If I read the word signal somewhere these days, I pay extra attention. I'm not sure if I want to define the meaning of 'signal' exactly, but the word pleases me somehow. I'm wondering how to send out a signal myself, and am thinking of who is able to receive it, who is receptive?

(In the meantime, Terry Riley is playing in the background)

In an interview with The Wire, the artist and musician Dean Blunt is asked if his use of pop culture imagery and corporate iconography is deliberately coded, to elicit a particular response. No, is his answer, and I quote: 

''The worst art to me seems so intentional, I just like to project the things I find interesting. I'll give you one example. On the Narcissist II, the front cover says: Proibito. Now, anybody from this city who grew up in a certain area knew that you went to Proibito, a fashion shop in Central London, on boxing day, to buy anything just so you could get a Proibito bag to put your schoolbooks in – just so you could look as if you bought something at Proibito as a form of aspiration and walking around. So certain people, when they saw that cover knew exactly what it meant and why it meant something.

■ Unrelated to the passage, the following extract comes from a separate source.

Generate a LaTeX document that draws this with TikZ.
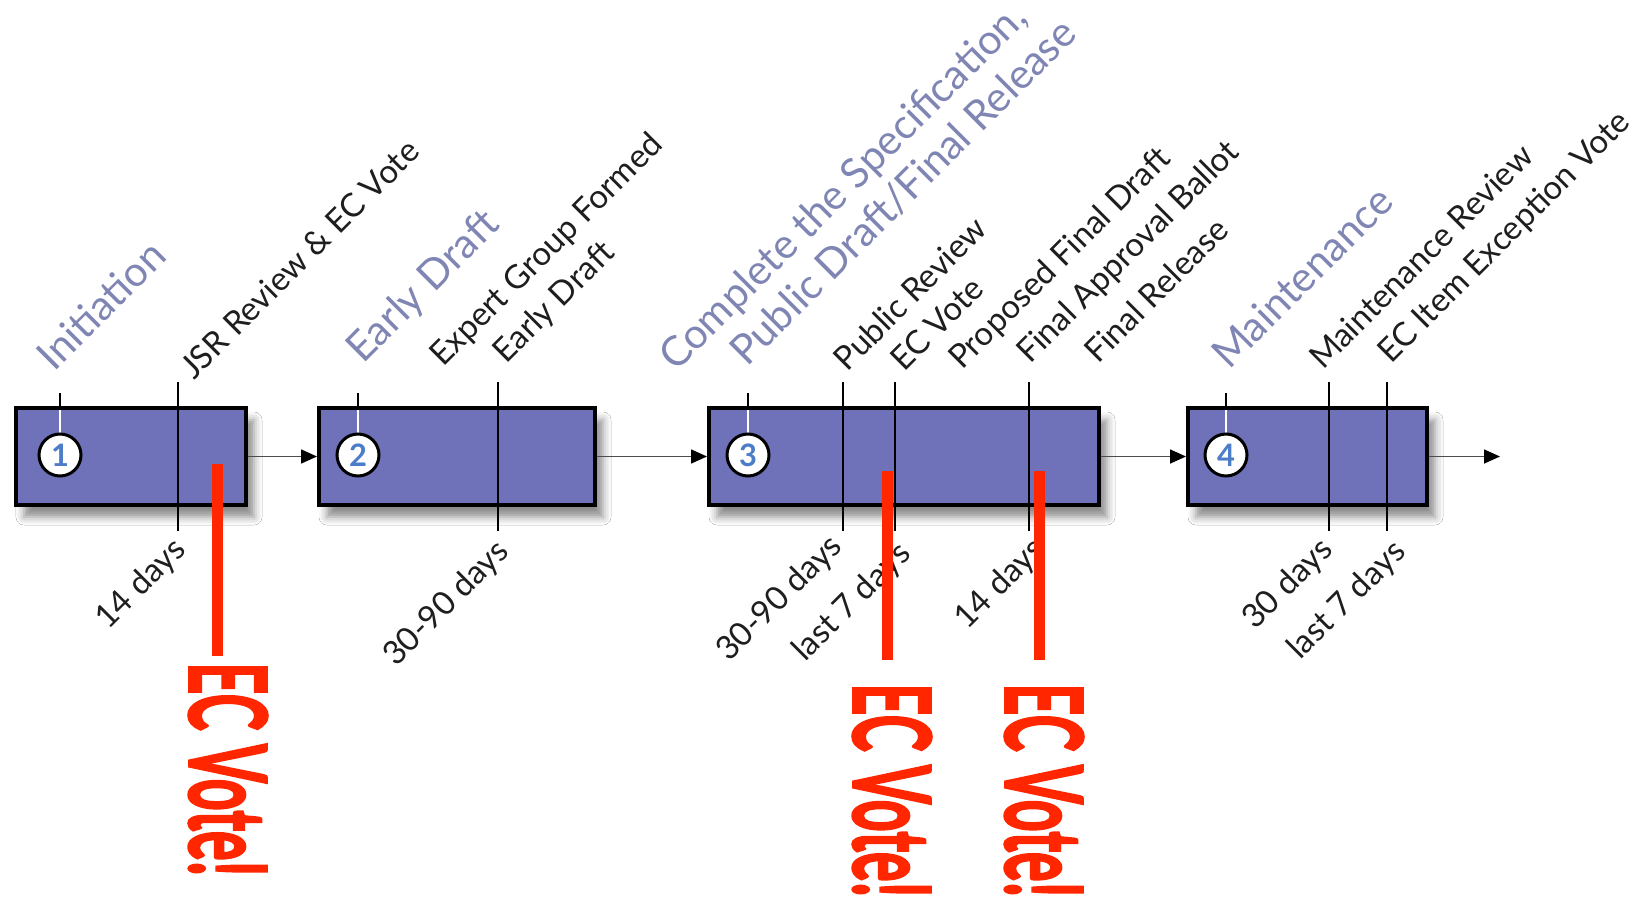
\documentclass[tikz,border=0pt]{standalone}
\usepackage{fontspec}
\setmainfont{Lato}
\newfontfamily\votefont{Lato Bold}[FakeBold=2.5]
\usetikzlibrary{arrows.meta,shadows.blur}
\definecolor{boxfill}{RGB}{111,114,185}
\definecolor{phase}{RGB}{128,134,180}
\definecolor{numblue}{RGB}{75,125,200}
\definecolor{votered}{RGB}{255,38,0}
\definecolor{labelgray}{RGB}{30,30,30}
\tikzset{
  box/.style={draw=black, line width=4bp, fill=boxfill, inner sep=0pt,
    minimum height=97bp,
    blur shadow={shadow xshift=8bp, shadow yshift=-12bp, shadow blur radius=8bp, shadow opacity=45}},
  num/.style={circle, draw=black, line width=3bp, fill=white, minimum size=42bp,
    inner sep=0pt, text=numblue, font=\fontsize{31}{31}\selectfont\bfseries},
  lbl/.style={rotate=45, anchor=base west, inner sep=0pt, text=labelgray,
    font=\fontsize{33}{40}\selectfont},
  phaselbl/.style={lbl, text=phase, font=\fontsize{41.5}{48}\selectfont},
  tickline/.style={line width=1.6bp, black},
  flow/.style={line width=1.6bp, draw=black!70,
    -{Triangle[length=16bp,width=14bp,color=black,fill=black]}},
  redline/.style={votered, line width=11bp},
  vote/.style={rotate=-90, anchor=west, inner sep=0pt, text=votered}
}
\begin{document}
\begin{tikzpicture}[x=1bp,y=-1bp]
\useasboundingbox[fill=white] (0,0) rectangle (1642,896);

% boxes
\node[box, minimum width=230bp] (b1) at (131,456.5) {};
\node[box, minimum width=276bp] (b2) at (457,456.5) {};
\node[box, minimum width=390bp] (b3) at (904,456.5) {};
\node[box, minimum width=239bp] (b4) at (1307.5,456.5) {};
\coordinate (end) at (1500,456.5);

% flow arrows
\draw[flow] (b1.east) -- (b2.west);
\draw[flow] (b2.east) -- (b3.west);
\draw[flow] (b3.east) -- (b4.west);
\draw[flow] (b4.east) -- (end);

% milestone ticks
\foreach \x in {178,498,843,895,1029,1329,1387}
  \draw[tickline] (\x,382) -- (\x,531);

% phase start ticks and numbered circles
\foreach \x in {60,358,748,1226}{
  \draw[tickline] (\x,393) -- (\x,406);
  \draw[white, line width=1.6bp] (\x,410) -- (\x,440);
}
\node[num] (c1) at (60,455) {1};
\node[num] (c2) at (358,455) {2};
\node[num] (c3) at (748,455) {3};
\node[num] (c4) at (1226,455) {4};

% phase labels
\node[phaselbl] (p1) at (54,373) {Initiation};
\node[phaselbl] (p2) at (363,365) {Early Draft};
\node[phaselbl] (p3a) at (676,373) {Complete the Specification,};
\node[phaselbl] (p3b) at (747,368) {Public Draft/Final Release};
\node[phaselbl] (p4) at (1229,371) {Maintenance};

% milestone labels
\node[lbl] (m1) at (194,381) {JSR Review \& EC Vote};
\node[lbl] (m2) at (443,368) {Expert Group Formed};
\node[lbl] (m3) at (506,365) {Early Draft};
\node[lbl] (m4) at (847,373) {Public Review};
\node[lbl] (m5) at (904,373) {EC Vote};
\node[lbl] (m6) at (962,371) {Proposed Final Draft};
\node[lbl] (m7) at (1030,365) {Final Approval Ballot};
\node[lbl] (m8) at (1098,365) {Final Release};
\node[lbl] (m9) at (1323,371) {Maintenance Review};
\node[lbl] (m10) at (1391,365) {EC Item Exception Vote};

% duration labels
\node[lbl] (d1) at (108,631) {14 days};
\node[lbl] (d2) at (396,668) {30-90 days};
\node[lbl] (d3) at (729,663) {30-90 days};
\node[lbl] (d4) at (805,663) {last 7 days};
\node[lbl] (d5) at (967,631) {14 days};
\node[lbl] (d6) at (1255,631) {30 days};
\node[lbl] (d7) at (1300,661) {last 7 days};

% red EC vote markers
\draw[redline] (217,464) -- (217,656);
\draw[redline] (887,471) -- (887,660);
\draw[redline] (1039,471) -- (1039,660);
\node[vote] (v1) at (228,662) {\resizebox{214bp}{78bp}{\votefont EC Vote!}};
\node[vote] (v2) at (892,683) {\resizebox{214bp}{78bp}{\votefont EC Vote!}};
\node[vote] (v3) at (1044,683) {\resizebox{214bp}{78bp}{\votefont EC Vote!}};
\end{tikzpicture}
\end{document}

That wasn't intentionally coded but it definitely made the world a little bigger for me.''

Being at Van Eyck confirmed again what I already knew, but never articulate that much. Music is where I'm most at home, what excites me, keeps me going, and functions as a prism to look into other subjects, such as fashion, politics and performance. Visual art has always felt more distant to me. It often surprises me how there seems to be a lack of sensitivity for music in the art scene – when I think of gallerists, curators, and awkward museum openings. I won't forget how a group of curators from Stedelijk Museum seriously, or serious ironically, requested Eye of The Tiger on a party where I was Djing once. But I've also witnessed the opposite. Music nerds geeking out on rare records, the 'bro culture' of Boiler Room and electronic music festivals. And then there's the programming of music, which has more to do with negotiating with booking agents instead of a dialogue with the artists involved. Every scene has its flaws. So I never went all the way for it – I'm not one of those hardcore record collectors, I've never played an instrument and I stopped writing music reviews a long time ago. Music is too close, I didn't want to taint it with my words who are unable to capture it. And on a daily basis, I prefer to work in silence.

Most of the energy and inspiration I get out of it is not purely listening.

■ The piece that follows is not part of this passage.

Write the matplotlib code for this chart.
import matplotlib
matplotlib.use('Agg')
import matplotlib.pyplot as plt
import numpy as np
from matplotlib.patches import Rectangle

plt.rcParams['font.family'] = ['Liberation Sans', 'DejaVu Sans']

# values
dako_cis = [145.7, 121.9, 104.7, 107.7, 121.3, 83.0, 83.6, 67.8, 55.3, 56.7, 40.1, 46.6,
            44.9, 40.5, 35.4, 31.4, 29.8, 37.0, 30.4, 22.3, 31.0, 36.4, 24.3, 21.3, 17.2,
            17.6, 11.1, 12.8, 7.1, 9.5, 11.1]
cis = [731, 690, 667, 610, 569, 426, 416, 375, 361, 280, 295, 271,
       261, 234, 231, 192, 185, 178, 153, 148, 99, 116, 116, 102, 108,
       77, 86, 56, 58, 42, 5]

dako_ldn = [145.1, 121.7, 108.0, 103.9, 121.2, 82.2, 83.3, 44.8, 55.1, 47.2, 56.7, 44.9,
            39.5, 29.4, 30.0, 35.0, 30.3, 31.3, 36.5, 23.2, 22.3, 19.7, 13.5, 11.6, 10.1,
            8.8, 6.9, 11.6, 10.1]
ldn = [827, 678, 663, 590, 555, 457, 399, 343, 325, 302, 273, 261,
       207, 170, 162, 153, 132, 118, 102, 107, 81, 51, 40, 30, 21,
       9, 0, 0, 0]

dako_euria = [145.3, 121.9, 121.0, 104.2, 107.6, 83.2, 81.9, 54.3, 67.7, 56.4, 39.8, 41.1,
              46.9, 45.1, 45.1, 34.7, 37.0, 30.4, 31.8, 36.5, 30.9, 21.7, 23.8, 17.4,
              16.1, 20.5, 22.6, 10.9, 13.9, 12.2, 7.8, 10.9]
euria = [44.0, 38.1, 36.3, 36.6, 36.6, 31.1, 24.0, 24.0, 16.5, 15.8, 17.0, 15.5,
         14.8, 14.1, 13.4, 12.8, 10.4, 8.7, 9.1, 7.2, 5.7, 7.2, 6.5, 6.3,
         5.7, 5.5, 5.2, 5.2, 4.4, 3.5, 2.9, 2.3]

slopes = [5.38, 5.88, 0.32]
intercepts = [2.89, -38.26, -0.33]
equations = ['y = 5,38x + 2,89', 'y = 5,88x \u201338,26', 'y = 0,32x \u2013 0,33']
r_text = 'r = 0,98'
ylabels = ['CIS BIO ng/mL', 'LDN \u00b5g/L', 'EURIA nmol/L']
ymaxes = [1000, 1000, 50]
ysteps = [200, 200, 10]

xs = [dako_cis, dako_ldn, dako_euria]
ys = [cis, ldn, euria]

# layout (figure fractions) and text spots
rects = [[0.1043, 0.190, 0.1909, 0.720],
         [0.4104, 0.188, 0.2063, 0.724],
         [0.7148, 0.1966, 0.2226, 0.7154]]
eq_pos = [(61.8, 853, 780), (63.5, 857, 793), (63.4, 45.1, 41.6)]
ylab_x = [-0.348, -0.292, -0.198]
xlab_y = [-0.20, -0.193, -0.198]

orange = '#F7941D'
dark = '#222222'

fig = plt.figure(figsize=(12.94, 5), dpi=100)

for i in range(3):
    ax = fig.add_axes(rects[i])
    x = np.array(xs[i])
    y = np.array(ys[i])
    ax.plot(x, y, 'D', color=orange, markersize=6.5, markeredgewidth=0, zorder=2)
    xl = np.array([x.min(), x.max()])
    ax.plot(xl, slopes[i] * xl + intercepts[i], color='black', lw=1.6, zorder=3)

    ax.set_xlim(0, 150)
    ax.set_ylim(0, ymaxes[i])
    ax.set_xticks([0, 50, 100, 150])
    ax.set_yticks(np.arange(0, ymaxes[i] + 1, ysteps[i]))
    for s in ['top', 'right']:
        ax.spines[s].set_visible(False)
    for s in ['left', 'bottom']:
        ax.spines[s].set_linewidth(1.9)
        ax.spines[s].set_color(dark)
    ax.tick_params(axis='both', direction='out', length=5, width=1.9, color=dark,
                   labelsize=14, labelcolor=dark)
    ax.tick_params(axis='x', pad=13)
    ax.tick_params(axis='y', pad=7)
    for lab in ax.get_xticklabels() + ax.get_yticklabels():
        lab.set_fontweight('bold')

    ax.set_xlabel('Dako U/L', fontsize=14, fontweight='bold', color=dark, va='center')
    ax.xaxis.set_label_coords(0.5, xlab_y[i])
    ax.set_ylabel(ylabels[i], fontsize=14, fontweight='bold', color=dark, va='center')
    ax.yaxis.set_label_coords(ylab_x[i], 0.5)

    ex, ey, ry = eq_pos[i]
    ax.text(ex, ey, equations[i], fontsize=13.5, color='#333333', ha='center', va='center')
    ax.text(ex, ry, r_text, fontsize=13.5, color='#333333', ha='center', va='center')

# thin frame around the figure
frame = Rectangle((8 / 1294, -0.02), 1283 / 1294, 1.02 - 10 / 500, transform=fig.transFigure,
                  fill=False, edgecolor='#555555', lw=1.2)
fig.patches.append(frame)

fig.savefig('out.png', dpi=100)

The context of where certain music emerges, and what it is trying to signal, how the culture surrounding it behaves – is equally important to me. 

As DJ Sprinkles says, ''House is not so much a sound, it's a situation.''

There is a joy in navigating through endless networks of music, often based on loose associations; the way a record cover looks, where another suggestion on YouTube will lead me, what a title reminds me of, or simply the small sound of clincking ice cubes in the song Icy Lake.
 So from listening to a record by Hype Williams I might think of the video director with the same name, who made these futuristic videos for Missy Elliott in the late 90s, and perhaps I end up with the poem 'For Colored Girls (The Missy Elliott Poem)' by Ashlee Haze, which is featured on the opening track of the new album by Blood Orange.

But at another moment I could get into the Art of Noise, think of the voices on Opus 4, and how that would go well with Stravinski's 'Ovsen', which is just 45 seconds long.

Within music I can be hyper specific, and who can read it will read it, but if not then that's no problem – it is still possible to enjoy it, without any knowledge beforehand.

Since I hardly put a label on the music I listen to, it's difficult to make a statement about it. As Mary Overlie says, ''Labels are powerful things. Labels are dangerous. They are also necessary to our survival and sanity.'' So in my radio show, apart from selecting and playing music, I just mention and give a shoutout here and there. I mention the titles of the songs, the names of the artists, the names of people who are listening – and from the sounds combined with those mentions, a certain field emerges, a space to belong to.

Background track: Terry Riley, live performance, Los Angeles, 1971.